GNNLayer Type BatchNorm Dropout Aggregation Test Classification Accuracy
GCN (best) True 0.0 Mean 0.7156
GCN (worst) True 0.4 Max 0.5217
GAT (best) False 0.0 Sum 0.7269
GAT (worst) True 0.4 Mean 0.4765
GIN (best) False 0.0 Max 0.7137
GIN (worst) True 0.4 Sum 0.5367
Although these numbers are not the 100.000% we would have loved, they are much higher than random chance, which theoretically hovers at 14.3% due to seven distinct phases for the classification task. There are also emergent patterns that provide valuable feedback for this task. Specifically, we can see that dropout has a consistently negative impact on the classification accuracy of the models, while effects such as batch normalization and aggregation function had negligible effects. For further analysis, we can plot the model performance on train (black), validation (blue) and test (pink) data, through this lens, we can see that this model may benefit from longer training, since its learning curve has not yet flattened out. We can also see good convergence between the training, validation, and testing accuracy, indicating a high-performing model that does not appear to be suffering from high bias or variance (yippee).

Graph showing model training accuracy

Optimal Model Accuracy (GATConv with no Dropout)

Additional studies in the field have shown promise for machine learning frameworks in polymer phase classification. A recent study shows that random forest architectures can achieve up to 90% accuracy on phase label prediction using the same BCDB database[1]. Unfortunately, this seems to intuitively contradict our earlier thinking that graphical representations can represent more complex polymer structures, but it is important to consider other factors that may be involved in the random forest modeling. The size and computational resources used to create this model are unknown, making a direct comparison impossible (and leaving convenient space for further research…) Weighted directed message passing neural networks (wD-MPNN) are also seen in recent literature for classifying phase behavior of polymers. One study was able to achieve classification accuracies of up to 68%[5]. This network type also employs a graph-based approach, which may not be immediately evident from its ~cryptic nomenclature~. Overall we can see that our models were able to perform comparably with existing graph-based models, but still falls short of more established machine learning frameworks like random forests. These results are promising for the continued study of graph neural networks in polymer science and hopefully help to inspire further researchers to continue similar work!

Discussion:

The largest assumption made in this study is our method of modeling stochasticity in block copolymers. While we opted to only model a single block for the A and B blocks, another approach we considered was to generate full-length block copolymers using random sampling and use those as inputs to the GNN. This method was rejected for this study due to its significant increase in computational expense, however, this increased realism may yield a more accurate understanding of copolymer structures when run through GNN architectures.

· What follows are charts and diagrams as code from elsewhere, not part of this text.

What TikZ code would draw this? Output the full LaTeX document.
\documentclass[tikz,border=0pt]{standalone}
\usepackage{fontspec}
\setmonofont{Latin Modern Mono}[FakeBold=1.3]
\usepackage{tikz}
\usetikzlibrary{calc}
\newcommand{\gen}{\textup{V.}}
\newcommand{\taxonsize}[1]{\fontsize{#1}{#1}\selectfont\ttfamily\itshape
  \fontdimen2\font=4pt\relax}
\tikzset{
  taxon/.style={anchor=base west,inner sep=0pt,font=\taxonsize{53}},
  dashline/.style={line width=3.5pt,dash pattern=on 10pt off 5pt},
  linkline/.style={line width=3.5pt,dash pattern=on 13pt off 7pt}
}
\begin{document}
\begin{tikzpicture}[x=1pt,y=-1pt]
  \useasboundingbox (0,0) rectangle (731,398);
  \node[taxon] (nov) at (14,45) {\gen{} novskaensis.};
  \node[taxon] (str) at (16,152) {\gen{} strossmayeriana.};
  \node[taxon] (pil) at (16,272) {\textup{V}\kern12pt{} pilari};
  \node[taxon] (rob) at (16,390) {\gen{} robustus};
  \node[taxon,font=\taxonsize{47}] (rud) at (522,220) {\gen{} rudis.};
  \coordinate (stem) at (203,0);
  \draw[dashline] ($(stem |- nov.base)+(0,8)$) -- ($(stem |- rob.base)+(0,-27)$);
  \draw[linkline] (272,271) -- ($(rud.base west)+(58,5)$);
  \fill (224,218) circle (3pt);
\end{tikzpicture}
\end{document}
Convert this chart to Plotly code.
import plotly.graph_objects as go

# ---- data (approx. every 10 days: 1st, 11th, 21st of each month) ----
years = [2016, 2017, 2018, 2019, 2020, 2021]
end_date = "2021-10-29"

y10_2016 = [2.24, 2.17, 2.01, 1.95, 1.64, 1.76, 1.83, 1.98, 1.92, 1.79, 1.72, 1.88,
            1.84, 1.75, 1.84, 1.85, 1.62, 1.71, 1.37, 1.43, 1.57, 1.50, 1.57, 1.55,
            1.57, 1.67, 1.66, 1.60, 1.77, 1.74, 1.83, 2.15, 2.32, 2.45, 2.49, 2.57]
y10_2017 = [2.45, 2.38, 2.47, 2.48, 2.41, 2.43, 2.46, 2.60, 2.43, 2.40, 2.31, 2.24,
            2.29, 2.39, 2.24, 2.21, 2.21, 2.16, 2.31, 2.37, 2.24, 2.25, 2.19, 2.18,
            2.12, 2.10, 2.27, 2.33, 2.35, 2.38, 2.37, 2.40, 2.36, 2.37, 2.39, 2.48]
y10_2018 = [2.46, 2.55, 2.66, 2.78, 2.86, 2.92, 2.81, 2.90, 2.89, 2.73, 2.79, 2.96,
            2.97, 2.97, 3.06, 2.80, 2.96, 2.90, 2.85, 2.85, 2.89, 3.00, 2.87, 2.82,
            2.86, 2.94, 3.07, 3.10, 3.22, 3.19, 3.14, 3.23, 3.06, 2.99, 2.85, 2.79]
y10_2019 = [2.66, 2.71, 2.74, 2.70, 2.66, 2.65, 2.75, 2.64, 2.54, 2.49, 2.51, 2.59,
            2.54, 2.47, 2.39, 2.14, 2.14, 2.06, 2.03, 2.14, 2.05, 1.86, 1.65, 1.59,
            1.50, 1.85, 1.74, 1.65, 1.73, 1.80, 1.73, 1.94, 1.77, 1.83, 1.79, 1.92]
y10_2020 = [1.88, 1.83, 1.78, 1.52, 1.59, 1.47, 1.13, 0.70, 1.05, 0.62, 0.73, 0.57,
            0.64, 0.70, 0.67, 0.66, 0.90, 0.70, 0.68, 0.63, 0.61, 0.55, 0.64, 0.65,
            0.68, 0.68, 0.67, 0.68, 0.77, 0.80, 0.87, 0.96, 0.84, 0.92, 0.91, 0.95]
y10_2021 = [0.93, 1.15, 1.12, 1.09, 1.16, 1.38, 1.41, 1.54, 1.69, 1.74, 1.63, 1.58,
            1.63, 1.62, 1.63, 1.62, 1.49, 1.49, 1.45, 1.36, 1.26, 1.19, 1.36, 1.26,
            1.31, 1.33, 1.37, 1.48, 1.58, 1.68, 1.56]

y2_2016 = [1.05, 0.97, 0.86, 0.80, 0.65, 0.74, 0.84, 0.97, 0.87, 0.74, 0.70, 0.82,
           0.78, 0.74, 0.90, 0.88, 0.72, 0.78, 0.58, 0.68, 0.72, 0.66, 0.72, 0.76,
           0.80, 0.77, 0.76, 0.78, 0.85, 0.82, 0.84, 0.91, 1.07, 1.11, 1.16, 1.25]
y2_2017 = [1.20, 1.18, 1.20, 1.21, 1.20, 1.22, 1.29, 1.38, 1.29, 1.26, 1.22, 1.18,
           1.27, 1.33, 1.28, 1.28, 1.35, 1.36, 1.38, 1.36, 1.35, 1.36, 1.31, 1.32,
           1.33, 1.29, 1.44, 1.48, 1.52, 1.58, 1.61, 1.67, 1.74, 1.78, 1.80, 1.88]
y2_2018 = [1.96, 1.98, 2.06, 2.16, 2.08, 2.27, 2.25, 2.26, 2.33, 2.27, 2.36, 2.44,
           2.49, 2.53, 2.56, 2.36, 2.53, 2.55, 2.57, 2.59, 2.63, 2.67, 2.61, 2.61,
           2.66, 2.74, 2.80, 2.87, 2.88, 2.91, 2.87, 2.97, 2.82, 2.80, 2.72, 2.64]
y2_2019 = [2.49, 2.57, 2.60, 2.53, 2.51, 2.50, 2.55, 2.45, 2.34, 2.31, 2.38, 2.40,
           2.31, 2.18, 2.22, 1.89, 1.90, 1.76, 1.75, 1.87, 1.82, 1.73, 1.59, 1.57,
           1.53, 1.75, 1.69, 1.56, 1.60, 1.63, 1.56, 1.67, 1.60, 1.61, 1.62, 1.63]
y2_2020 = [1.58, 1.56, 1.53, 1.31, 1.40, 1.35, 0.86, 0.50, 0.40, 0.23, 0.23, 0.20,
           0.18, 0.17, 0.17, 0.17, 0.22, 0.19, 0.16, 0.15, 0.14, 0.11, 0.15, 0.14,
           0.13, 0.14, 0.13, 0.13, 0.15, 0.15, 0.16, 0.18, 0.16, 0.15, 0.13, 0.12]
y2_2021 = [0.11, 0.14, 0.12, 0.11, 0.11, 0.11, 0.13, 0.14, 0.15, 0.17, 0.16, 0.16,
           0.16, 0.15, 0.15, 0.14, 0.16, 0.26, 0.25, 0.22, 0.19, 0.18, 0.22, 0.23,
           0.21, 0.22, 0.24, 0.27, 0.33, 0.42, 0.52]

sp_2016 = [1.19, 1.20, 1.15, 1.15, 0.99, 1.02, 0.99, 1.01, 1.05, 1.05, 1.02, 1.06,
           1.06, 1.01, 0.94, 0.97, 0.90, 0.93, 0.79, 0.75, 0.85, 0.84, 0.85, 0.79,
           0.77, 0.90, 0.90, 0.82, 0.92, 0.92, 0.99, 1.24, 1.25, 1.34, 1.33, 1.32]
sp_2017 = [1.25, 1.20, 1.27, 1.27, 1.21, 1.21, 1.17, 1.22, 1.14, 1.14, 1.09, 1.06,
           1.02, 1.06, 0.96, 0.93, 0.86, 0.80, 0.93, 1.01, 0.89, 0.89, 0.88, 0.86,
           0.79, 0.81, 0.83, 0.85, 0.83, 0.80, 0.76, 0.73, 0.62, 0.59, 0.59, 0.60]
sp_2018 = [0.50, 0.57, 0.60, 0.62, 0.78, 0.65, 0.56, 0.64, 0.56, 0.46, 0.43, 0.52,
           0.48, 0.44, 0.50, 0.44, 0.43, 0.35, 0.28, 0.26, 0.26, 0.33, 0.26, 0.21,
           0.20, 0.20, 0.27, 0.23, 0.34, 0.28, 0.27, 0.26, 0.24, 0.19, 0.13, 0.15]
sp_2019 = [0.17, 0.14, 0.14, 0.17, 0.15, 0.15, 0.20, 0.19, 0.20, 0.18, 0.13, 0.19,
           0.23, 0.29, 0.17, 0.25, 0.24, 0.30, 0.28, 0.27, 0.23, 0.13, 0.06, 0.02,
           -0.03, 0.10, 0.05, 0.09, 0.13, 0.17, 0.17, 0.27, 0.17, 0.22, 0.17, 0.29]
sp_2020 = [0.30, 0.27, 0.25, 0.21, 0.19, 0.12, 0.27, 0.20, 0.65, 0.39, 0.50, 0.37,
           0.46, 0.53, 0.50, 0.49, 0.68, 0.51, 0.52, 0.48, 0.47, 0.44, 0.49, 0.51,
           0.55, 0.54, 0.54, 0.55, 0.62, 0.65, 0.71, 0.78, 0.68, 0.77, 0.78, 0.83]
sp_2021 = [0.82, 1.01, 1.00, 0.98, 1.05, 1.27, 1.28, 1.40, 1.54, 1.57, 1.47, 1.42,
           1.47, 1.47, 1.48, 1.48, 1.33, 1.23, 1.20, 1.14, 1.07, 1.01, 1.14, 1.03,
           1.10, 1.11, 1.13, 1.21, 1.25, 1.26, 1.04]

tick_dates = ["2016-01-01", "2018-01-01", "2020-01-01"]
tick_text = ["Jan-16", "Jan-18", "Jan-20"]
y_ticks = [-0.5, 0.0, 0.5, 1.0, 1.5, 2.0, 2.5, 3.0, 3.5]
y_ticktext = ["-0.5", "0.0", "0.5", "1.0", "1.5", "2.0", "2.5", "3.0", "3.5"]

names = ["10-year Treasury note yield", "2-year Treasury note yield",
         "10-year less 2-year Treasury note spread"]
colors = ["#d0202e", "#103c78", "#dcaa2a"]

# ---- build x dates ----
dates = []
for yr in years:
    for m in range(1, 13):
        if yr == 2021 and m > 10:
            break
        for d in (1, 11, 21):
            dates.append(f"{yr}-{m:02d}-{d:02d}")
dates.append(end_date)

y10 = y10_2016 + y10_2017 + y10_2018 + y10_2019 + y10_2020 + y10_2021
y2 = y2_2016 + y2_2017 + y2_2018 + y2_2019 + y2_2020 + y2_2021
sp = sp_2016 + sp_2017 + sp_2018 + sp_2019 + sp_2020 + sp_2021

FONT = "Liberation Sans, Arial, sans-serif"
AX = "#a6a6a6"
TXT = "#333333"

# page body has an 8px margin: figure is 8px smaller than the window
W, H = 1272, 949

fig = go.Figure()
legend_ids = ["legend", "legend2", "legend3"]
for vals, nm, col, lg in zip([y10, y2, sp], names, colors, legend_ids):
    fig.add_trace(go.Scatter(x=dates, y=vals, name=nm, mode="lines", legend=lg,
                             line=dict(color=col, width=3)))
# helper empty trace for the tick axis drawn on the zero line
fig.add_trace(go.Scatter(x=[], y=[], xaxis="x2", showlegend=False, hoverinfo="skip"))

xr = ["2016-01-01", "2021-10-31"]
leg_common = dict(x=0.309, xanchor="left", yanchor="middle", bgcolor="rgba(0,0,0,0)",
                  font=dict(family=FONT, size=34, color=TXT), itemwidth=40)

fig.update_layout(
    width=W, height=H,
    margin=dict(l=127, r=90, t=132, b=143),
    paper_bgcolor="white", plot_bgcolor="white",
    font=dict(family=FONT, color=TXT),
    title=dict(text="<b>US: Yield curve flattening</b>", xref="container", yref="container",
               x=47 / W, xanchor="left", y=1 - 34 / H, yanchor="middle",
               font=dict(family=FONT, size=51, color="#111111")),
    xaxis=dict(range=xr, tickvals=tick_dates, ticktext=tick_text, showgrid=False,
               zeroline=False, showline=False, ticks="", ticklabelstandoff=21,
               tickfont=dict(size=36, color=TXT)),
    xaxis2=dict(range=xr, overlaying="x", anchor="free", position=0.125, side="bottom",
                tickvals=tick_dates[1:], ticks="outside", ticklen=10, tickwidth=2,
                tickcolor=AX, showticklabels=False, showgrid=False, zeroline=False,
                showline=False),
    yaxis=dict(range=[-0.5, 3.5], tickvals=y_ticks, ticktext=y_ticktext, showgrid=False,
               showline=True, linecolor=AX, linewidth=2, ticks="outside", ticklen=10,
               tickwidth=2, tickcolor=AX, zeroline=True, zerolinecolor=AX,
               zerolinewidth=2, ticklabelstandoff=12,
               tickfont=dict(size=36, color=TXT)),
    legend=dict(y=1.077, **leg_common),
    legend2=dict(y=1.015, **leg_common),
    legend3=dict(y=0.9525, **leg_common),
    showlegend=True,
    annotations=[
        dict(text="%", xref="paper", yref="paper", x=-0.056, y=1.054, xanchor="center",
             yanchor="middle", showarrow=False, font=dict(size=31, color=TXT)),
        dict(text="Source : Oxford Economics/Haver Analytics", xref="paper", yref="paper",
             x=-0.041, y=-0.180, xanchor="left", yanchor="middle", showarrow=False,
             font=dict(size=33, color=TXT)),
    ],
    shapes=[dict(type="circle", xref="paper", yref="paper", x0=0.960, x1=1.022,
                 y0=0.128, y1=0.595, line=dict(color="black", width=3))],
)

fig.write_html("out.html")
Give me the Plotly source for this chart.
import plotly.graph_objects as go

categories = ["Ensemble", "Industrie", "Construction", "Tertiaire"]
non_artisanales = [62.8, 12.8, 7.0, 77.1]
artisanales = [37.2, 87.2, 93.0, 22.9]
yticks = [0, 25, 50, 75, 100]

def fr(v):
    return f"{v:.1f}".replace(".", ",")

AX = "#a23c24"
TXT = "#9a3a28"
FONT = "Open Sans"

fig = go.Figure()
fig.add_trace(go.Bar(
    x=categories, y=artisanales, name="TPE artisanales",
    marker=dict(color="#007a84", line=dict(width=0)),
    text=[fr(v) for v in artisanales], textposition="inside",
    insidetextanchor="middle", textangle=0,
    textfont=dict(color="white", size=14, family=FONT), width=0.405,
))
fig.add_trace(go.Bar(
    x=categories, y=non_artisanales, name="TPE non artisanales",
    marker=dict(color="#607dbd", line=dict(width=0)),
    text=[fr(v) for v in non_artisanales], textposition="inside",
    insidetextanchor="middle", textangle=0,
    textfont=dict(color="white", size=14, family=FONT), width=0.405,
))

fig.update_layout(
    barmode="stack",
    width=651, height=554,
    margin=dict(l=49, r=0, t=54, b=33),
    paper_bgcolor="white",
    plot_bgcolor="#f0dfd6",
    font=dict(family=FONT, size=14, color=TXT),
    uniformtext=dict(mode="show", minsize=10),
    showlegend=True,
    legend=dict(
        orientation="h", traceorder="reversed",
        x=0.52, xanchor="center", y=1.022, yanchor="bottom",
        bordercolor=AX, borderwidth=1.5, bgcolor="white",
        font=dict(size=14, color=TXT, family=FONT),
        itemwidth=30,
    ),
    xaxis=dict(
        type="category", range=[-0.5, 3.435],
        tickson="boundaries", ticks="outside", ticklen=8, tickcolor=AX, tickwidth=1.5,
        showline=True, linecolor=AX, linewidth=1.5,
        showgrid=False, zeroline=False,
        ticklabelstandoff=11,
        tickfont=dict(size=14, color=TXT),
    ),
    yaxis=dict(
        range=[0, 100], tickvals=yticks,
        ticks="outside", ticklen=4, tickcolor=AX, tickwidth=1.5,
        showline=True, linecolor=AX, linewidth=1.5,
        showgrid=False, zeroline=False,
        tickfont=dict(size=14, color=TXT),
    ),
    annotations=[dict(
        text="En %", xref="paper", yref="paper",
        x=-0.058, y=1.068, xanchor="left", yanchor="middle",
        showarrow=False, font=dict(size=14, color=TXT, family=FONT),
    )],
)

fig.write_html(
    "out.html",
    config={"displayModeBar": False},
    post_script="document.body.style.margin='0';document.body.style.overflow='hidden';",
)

Another limitation of this study lies in the ability for our model to accurately denote block cycles. In many polymers, there exists predictable cyclic patterns that can emerge in the A and B blocks, and although these chains are still stochastic, being able to predict more repeatable chunks may help increase complex behavior of the polymers. Our current model does not address this phenomenon for a variety of reasons, one of which is that it is hard to do. Realistically, though, this presents another opportunity for further study and potential improvement of GNN accuracy in this task.

Lastly, the data in this field of research is still extremely limited. The BCDB database is the most comprehensive publicly available block copolymer database and still it only represents 61 different polymers (note that since temperature and molar mass impact phase behavior, several experiments can be run on the same polymer, which bumps the total number of experiments in BCDB to 5300). Without an increase in publicly available data, the opportunities for further research will be severely hindered. The absence of extensive datasets also limits opportunities for interdisciplinary collaboration, particularly between experimentalists and computational scientists. In order to foster progress in polymer science, it is crucial to address the data gap and develop strategies to facilitate the collection, curation, and sharing of high-quality polymer data. So please, beg your local polymer chemist to give you their secrets and release them to the world!

References:

[1] Akash Arora, Tzyy-Shyang Lin, Nathan J. Rebello, Sarah H. M. Av-Ron, Hidenobu Mochigase, and Bradley D. Olsen. Random forest predictor for diblock copolymer phase behavior. ACS Macro Letters, 10(11):1339-1345, 2021. PMID: 35549019.

[2] Mochigase, Lin, Audus, Olsen, Rebello, Arora. Block Copolymer Phase Behavior Database (BCDB), 5 2021.

[4] Jiaxuan You, Rex Ying, and Jure Leskovec. Design space for graph neural networks. In NeurIPS, 2020.

[5] Matteo Aldeghi and Connor W. Coley. A graph representation of molecular ensembles for polymer property prediction. Chem. Sci., 13:10486-10498, 2022.